During the autumn of 1942, the United States introduced the B-17, a long-range strategic bomber better known as the Flying Fortress, in Europe. The plane would prove instrumental in winning the war. Over the ensuing months, as the bombing campaign intensified over the skies of France and then Germany, the men who flew the armed colossus proved their mettle against incredible odds. As the Allied crews flew punishing 8-9 hour missions, it was essential to retain body heat in the cold, unpressurised cabins at altitudes of up to 30,000 feet. No amount of armour, fire power, or flying savvy could prepare the men for these brutal, below freezing temperatures. It was then and there that sheepskin leather made its fateful appearance and the B-3 Jacket earned its place in aviation history. No man-made material could master such inhospitable temperatures over a sustained period and allow the crewmen to perform their critical duties.

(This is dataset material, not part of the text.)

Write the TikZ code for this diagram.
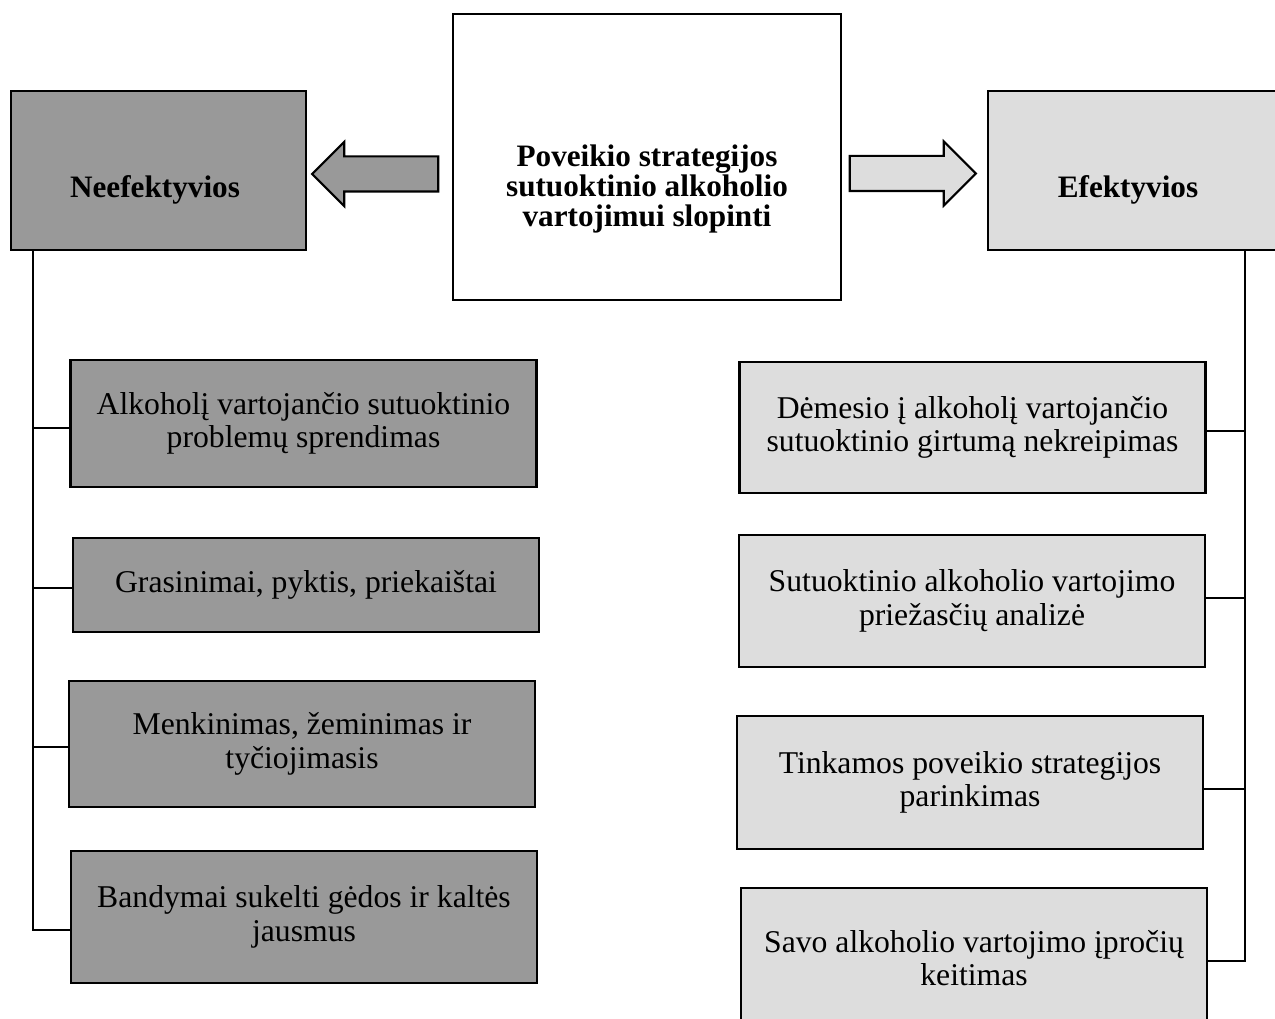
\documentclass[tikz,border=0pt]{standalone}
\usepackage{fontspec}
\setmainfont{Liberation Serif}
\usetikzlibrary{shapes.arrows}
\definecolor{darkbox}{gray}{0.6}
\definecolor{lightbox}{gray}{0.867}
\tikzset{
  box/.style={draw, line width=1.1pt, align=center, inner sep=0pt, font=\fontsize{13.2}{14}\selectfont},
  leftbox/.style={box, fill=darkbox, minimum width=194.2pt},
  rightbox/.style={box, fill=lightbox, minimum width=194.2pt},
  headtext/.style={align=center, font=\fontsize{13}{12.5}\selectfont\bfseries},
  link/.style={line width=0.9pt},
  blockarrow/.style={single arrow, draw, line width=0.9pt, inner sep=0pt, inner ysep=6.875pt,
    minimum height=52.5pt, single arrow head extend=6.04pt, single arrow head indent=0pt}
}
\begin{document}
\begin{tikzpicture}[x=0.41667pt,y=-0.41667pt]
            \useasboundingbox (0,0) rectangle (1275,1019);
            % top row
            \node[box, minimum width=161.7pt, minimum height=119.2pt] at (647,157) (main) {};
            \node[headtext] at (647,189) (maint) {Poveikio strategijos\\sutuoktinio alkoholio\\vartojimui slopinti};
            \node[box, fill=darkbox, minimum width=122.9pt, minimum height=66.25pt] at (158.5,170.5) (neef) {};
            \node[headtext] at (155,190) (neeft) {Neefektyvios};
            \node[box, fill=lightbox, minimum width=125.8pt, minimum height=66.25pt] at (1139,170.5) (ef) {};
            \node[headtext] at (1128,190) (eft) {Efektyvios};
            \node[blockarrow, fill=darkbox, shape border rotate=180] at (384,174) (arrl) {};
            \node[blockarrow, fill=lightbox] at (904,173.5) (arrr) {};
            % left column
            \node[leftbox, minimum height=52.9pt] at (303.5,423.5) (n1) {Alkoholį vartojančio sutuoktinio\\problemų sprendimas};
            \node[leftbox, minimum height=39.2pt] at (306,585) (n2) {Grasinimai, pyktis, priekaištai};
            \node[leftbox, minimum height=52.5pt] at (302,744) (n3) {Menkinimas, žeminimas ir\\tyčiojimasis};
            \node[leftbox, minimum height=55pt] at (304,917) (n4) {Bandymai sukelti gėdos ir kaltės\\jausmus};
            % right column
            \node[rightbox, minimum height=54.6pt] at (972.5,427.5) (e1) {Dėmesio į alkoholį vartojančio\\sutuoktinio girtumą nekreipimas};
            \node[rightbox, minimum height=55pt] at (972,601) (e2) {Sutuoktinio alkoholio vartojimo\\priežasčių analizė};
            \node[rightbox, minimum height=55.4pt] at (970,782.5) (e3) {Tinkamos poveikio strategijos\\parinkimas};
            \node[rightbox, minimum height=58.3pt] at (974,958) (e4) {Savo alkoholio vartojimo įpročių\\keitimas};
            % connectors
            \coordinate (lx) at (33,0);
            \coordinate (rx) at (1245,0);
            \draw[link] (lx |- neef.south) |- ([yshift=-5.4pt]n4.west);
            \foreach \n/\s in {n1/-1.9pt,n2/-1.2pt,n3/-1.2pt}
              \draw[link] ([yshift=\s]\n.west) -- ([yshift=\s]\n.west -| lx);
            \draw[link] (rx |- ef.south) |- ([yshift=-1.2pt]e4.east);
            \foreach \n/\s in {e1/-1.5pt,e2/1.2pt,e3/-2.7pt}
              \draw[link] ([yshift=\s]\n.east) -- ([yshift=\s]\n.east -| rx);
        \end{tikzpicture}
\end{document}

Even today's high-tech synthetic fibres strive to provide the same incredible warmth and soft-as-butter comfort that natural sheepskin jackets offer. Unlike other materials, the crimp of the sheep's wool creates insulating air spaces, naturally retaining heat and wicking away excess moisture when the body generates it. This protection was essential to the crews of the B-17. The men who donned the B-3 Jackets relied on their rugged and tough exteriors as much as they did on their soft and pliable interiors. Furthermore, the unforgettable images that emerged from the fabled dogfights above London, Paris, Hamburg and Berlin have remained in American consciousness way past that Great Generation's heyday. The B-3 Jacket perfectly reflected that ethos of bravery and determination. The rugged simplicity of its materials squarely embodied the country's character as a no-frills, tough-as-nails but stylish uniform that could withstand the elements while providing much needed comfort and succour to cold, battle-weary men.

 

 

The type B-3 has become an item proudly passed from father to son, generation after generation, not to be replaced, traded or retired, but cherished and worn for its amazing natural properties. It has been immortalised in history and on film by some of the worlds greatest icons from McQueen to Monroe.